Press Release: Advocates Raise Awareness About Deafblindness In June


TORONTO — National Deafblind Awareness Month in June is being celebrated with the lighting of landmarks in blue, proclamations, “yarn bombing” of community structures and inclusion on Canada’s National Occupational Classification (NOC) system. Individuals who are deafblind, as well as advocacy and service groups are joining together to draw attention to the importance of Intervenor Services, particularly as they are not equitably accessible across Canada.

Intervenors provide a person who is deafblind with accurate information in an appropriate manner to enable them to make choices, plan future actions, communicate successfully, navigate their environment and achieve as much independence as possible. Deafblindness is a combination of hearing and vision loss. Over 1% of Canada’s population or approximately 466,420 people are deafblind.

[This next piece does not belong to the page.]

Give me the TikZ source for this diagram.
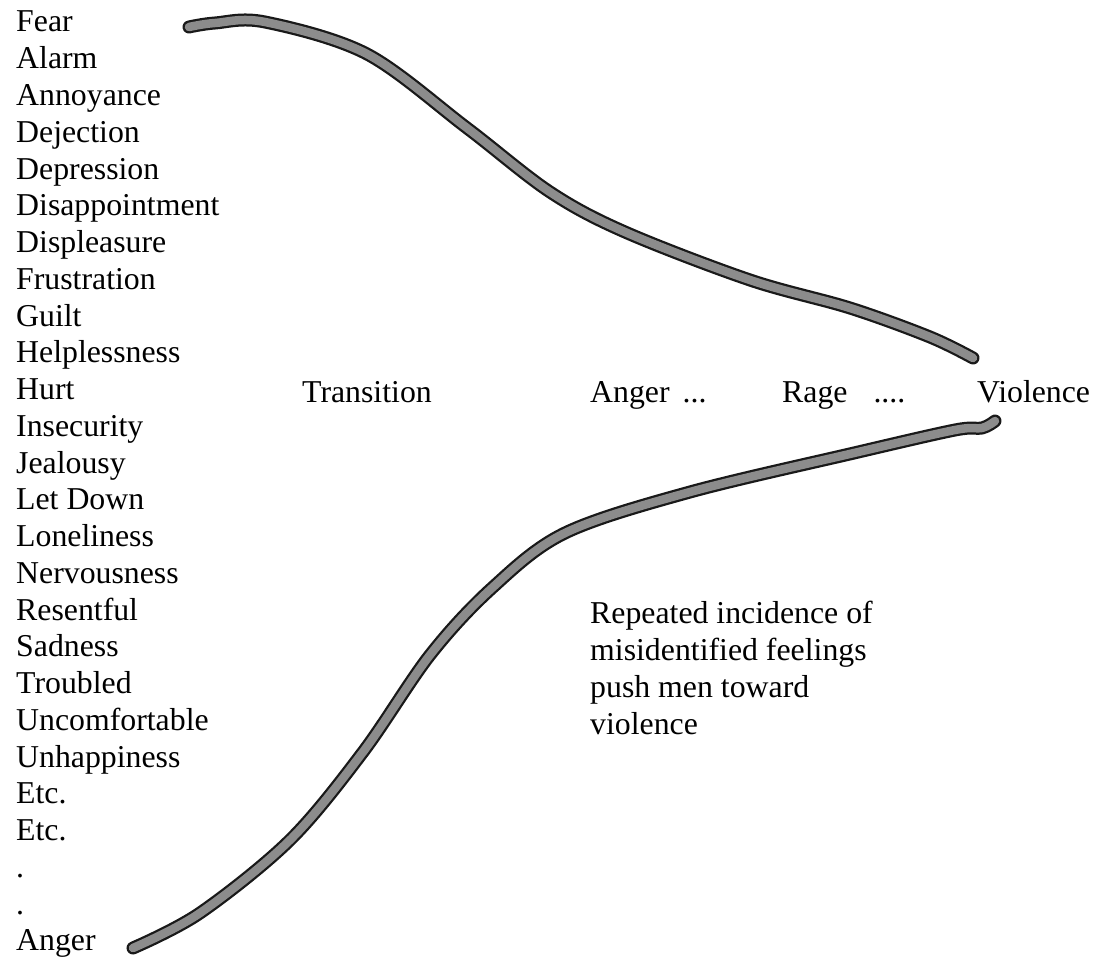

Yarn bombing, a form of tactile street art that involves attaching crocheted and knitted yarn squares and applying them to structures in communities across Canada symbolizes the coming together of individuals who are deafblind with their communities as part of a fun, creative display that is also part of a wider global awareness initiative.

Kingston, Ontario resident and the National Deafblind Awareness Month (NDBAM) working group’s co-chair Penny Leclair was born blind and slowly lost her hearing as she got older. She became deafblind in her 30s. She uses the six hours of provincially funded intervenor support she receives weekly to help her carry out daily activities, such as going shopping, swimming or simply crossing a busy street with greater independence.

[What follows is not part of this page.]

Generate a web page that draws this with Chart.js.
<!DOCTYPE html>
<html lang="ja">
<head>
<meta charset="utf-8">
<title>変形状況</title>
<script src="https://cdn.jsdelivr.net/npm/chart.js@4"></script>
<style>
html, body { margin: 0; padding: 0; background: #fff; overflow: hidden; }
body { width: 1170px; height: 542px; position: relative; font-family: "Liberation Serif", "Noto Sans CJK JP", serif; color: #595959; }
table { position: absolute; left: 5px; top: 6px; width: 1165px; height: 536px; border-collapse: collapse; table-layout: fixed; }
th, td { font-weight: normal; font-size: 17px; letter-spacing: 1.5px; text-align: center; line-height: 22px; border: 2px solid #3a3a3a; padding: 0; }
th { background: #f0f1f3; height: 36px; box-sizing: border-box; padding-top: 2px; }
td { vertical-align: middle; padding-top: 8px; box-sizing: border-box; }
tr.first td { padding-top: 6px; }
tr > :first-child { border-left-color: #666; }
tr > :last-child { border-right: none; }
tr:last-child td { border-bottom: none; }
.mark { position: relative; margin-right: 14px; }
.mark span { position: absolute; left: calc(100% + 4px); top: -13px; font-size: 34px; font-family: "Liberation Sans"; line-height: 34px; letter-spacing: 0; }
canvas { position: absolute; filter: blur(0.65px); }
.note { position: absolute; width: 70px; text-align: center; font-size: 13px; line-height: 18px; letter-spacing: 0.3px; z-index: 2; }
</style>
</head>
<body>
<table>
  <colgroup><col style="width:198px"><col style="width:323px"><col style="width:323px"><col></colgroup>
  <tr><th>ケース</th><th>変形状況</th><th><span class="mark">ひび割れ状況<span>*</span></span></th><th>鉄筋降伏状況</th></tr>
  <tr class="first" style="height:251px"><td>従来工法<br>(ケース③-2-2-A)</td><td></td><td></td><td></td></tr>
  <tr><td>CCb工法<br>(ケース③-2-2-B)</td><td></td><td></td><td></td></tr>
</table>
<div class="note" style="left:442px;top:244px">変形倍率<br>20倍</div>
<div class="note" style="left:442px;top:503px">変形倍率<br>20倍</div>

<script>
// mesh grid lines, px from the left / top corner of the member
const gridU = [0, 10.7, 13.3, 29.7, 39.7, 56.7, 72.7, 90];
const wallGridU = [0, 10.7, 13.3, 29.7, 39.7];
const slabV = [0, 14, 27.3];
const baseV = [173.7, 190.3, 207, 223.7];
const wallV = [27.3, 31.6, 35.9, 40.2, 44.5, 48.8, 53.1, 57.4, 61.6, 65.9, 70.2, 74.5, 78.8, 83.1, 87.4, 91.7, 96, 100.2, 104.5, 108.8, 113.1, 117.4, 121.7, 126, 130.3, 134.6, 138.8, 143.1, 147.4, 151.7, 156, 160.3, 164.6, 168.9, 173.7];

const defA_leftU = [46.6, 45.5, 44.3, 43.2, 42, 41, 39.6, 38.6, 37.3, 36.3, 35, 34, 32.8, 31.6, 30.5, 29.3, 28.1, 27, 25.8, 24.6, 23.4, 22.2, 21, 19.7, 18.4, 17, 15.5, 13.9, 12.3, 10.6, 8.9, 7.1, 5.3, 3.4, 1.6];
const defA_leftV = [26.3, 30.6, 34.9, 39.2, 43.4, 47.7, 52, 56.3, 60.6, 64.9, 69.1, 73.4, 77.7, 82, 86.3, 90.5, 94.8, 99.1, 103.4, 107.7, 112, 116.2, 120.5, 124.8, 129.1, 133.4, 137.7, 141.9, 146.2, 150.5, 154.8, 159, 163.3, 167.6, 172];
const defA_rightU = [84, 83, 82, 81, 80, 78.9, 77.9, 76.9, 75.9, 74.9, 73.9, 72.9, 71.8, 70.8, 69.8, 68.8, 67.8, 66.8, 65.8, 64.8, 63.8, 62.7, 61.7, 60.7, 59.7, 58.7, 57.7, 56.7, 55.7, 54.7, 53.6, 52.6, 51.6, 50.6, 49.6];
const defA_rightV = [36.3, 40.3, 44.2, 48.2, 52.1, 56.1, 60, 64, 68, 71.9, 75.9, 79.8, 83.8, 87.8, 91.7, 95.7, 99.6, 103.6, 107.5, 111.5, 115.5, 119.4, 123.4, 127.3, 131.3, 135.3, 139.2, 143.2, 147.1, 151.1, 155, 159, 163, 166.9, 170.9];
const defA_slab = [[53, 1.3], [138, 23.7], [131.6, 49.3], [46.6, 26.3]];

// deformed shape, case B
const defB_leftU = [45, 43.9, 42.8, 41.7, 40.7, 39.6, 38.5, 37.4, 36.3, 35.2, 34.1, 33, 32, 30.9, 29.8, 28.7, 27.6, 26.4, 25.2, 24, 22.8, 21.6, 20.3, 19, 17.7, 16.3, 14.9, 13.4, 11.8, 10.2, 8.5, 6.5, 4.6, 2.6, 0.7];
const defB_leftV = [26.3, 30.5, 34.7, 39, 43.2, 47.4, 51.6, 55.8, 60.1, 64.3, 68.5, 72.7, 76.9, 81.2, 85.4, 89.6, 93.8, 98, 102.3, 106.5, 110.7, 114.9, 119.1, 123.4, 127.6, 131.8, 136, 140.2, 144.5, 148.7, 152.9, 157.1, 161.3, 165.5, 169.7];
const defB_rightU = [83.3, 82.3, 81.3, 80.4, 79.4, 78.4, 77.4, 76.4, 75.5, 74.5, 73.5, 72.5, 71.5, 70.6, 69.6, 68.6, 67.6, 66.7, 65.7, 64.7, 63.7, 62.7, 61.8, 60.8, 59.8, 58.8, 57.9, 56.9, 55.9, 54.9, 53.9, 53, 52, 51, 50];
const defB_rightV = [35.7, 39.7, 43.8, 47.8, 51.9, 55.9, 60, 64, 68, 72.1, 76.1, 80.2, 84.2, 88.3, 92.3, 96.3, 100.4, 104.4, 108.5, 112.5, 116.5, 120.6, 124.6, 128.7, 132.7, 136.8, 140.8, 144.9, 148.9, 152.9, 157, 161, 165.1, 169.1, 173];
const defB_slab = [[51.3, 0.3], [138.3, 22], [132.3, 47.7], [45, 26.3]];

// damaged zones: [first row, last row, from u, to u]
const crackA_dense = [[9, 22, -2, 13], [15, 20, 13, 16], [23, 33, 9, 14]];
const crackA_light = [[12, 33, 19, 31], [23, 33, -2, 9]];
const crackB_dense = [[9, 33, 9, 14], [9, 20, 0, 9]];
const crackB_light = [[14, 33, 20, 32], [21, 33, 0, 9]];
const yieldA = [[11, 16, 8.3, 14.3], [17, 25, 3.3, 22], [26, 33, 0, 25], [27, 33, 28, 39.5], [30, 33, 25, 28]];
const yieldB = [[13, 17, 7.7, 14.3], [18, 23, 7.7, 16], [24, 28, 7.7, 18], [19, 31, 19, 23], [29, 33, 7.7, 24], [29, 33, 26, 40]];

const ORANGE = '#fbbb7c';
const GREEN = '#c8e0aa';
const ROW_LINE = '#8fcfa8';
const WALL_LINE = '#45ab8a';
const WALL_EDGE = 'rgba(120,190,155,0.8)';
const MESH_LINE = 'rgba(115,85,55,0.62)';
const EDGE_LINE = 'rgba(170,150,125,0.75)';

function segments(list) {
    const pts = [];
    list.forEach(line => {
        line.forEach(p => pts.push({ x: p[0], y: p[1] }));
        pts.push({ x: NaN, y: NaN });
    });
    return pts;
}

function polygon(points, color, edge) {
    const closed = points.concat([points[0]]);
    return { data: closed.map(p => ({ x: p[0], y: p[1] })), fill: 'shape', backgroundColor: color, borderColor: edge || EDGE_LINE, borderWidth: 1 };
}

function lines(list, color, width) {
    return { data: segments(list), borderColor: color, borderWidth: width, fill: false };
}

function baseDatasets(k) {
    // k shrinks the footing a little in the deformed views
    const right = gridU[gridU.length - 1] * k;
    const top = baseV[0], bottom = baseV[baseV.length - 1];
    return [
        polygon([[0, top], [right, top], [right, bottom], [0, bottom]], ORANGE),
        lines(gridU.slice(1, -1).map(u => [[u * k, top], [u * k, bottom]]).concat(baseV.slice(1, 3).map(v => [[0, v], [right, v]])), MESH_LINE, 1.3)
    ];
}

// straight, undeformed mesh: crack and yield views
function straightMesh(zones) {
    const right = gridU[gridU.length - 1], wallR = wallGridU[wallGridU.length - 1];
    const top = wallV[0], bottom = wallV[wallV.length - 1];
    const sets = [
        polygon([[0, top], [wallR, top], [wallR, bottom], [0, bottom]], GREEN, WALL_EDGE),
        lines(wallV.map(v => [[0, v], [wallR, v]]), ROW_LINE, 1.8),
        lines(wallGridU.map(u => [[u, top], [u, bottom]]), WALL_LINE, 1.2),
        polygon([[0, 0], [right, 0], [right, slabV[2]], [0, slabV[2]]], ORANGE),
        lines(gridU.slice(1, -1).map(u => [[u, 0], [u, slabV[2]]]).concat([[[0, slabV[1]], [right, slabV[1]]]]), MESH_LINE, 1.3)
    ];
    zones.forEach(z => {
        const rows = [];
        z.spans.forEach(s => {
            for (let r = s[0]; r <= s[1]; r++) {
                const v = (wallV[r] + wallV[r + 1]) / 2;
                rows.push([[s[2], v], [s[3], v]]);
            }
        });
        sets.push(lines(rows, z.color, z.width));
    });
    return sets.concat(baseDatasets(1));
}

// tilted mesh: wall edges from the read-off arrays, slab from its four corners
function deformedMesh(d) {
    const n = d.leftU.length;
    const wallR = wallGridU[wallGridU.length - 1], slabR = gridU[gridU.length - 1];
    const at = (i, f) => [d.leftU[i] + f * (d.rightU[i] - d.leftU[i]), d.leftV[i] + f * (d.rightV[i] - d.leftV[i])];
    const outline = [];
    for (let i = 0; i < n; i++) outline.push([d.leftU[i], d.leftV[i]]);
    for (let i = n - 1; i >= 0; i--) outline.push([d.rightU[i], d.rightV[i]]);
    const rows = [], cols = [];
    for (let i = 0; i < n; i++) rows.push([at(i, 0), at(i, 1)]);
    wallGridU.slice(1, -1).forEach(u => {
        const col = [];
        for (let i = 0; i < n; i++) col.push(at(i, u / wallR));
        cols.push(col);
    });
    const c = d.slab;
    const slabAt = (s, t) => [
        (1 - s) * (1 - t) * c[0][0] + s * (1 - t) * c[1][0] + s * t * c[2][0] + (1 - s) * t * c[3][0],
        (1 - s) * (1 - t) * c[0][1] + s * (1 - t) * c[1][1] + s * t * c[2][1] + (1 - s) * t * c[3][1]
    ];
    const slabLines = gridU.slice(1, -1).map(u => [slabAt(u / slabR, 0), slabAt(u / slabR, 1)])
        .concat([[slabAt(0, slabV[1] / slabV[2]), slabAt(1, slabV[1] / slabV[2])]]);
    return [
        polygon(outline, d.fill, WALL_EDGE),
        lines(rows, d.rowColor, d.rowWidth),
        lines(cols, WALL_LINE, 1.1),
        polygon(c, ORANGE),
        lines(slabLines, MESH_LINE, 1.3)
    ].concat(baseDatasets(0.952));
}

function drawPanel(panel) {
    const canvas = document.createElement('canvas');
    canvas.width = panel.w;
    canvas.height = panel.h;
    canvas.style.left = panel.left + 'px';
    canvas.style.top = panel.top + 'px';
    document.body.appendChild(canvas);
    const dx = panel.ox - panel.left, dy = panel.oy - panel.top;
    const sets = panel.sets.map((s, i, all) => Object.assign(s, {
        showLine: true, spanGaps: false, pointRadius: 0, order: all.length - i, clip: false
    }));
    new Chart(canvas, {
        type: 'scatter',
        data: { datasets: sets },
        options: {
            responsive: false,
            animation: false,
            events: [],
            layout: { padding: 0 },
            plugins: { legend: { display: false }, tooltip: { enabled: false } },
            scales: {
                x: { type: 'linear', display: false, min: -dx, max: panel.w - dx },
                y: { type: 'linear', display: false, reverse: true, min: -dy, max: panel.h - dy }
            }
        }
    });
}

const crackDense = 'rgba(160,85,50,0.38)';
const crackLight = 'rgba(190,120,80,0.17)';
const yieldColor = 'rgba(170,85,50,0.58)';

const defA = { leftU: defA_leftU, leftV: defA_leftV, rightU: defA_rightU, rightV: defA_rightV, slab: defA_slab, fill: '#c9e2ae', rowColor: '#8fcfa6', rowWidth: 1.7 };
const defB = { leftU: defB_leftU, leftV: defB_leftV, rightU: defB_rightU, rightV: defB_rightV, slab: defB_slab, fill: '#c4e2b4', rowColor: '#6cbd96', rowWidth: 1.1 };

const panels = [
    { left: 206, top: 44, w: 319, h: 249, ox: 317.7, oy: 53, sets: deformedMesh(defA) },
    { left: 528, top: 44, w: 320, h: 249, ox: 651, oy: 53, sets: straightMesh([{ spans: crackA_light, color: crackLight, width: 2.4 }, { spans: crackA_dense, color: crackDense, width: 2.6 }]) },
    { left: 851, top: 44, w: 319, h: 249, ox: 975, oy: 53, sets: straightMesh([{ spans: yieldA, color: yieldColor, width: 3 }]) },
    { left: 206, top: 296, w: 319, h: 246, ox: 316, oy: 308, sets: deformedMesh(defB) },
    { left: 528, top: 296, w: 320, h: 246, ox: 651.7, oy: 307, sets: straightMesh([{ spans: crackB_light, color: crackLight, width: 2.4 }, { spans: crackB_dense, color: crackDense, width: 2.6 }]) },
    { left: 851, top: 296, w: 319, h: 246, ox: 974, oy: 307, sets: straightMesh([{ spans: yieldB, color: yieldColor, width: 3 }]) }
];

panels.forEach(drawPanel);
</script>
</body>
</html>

“So often people assume the person who is with me is just a friend. But recognizing they are an intervenor with specific skills and responsibilities is meaningful to me,” Leclair said.

“I value everything about what intervenors do but mostly it is the idea that I will be able to communicate at any time when I’m with them. So it doesn’t matter what happens in the environment, how noisy it gets – I’m totally safe, I’m totally able to communicate,” Leclair said.

Leclair grew up in British Columbia and later moved to Ontario with her late husband for his career.

“I’d love to live in B.C. again with my family. I tried to do that two years ago and it just didn’t work because I didn’t have Intervenor Services. I was totally dependent on family, and although family loves me, they’re not there to provide for my needs, so I moved back to Ontario,” she said.

Employment and Social Development Canada (ESDC) and Statistics Canada released the new NOC code, 42203 in September 2021. The NOC codes system describes occupations and now includes “intervenor” and “deafblind intervenor” roles in their database.

“This new code will support greater awareness about professional intervenors and serve to reinforce the value of the role. It will also offer an opportunity for more students, job seekers, people investigating a second career choice and new Canadians to learn about this unique and rewarding career option,” said Karen Madho, the other co-chair of the National Deafblind Awareness Month (NDBAM) working group.

Leclair adds that she is grateful that such an important support to her has finally been recognized as a true profession with specific job duties.

“I feel better understood with Canada having this specific code for intervenor jobs or support people,” said Leclair.

National Deafblind Awareness Month was proclaimed in 2015 by the Senate. It is recognized in June because it is the birth month of the late Helen Keller, an author, disability rights advocate and one of the most internationally recognized individuals who are deafblind.

Check out the following link for more details about the landmarks that will be illuminated in blue beginning June 1 and for the yarn bombing installations displayed across the country.


The National Deafblind Awareness Working Group is a collaboration of individuals who are deafblind, service providers, and advocacy groups celebrating the achievements and contributions of people who are deafblind each June.

The objective of the National Deafblind Awareness Month Working Group is to raise awareness about the population who are deafblind and the importance of equitable access to consistent Intervenor Services. In many communities, provinces and territories, there are limited or no Intervenor Services available.

Canadian Helen Keller Centre (CHKC) provides affordable housing, training and intervenor services to persons who are deafblind.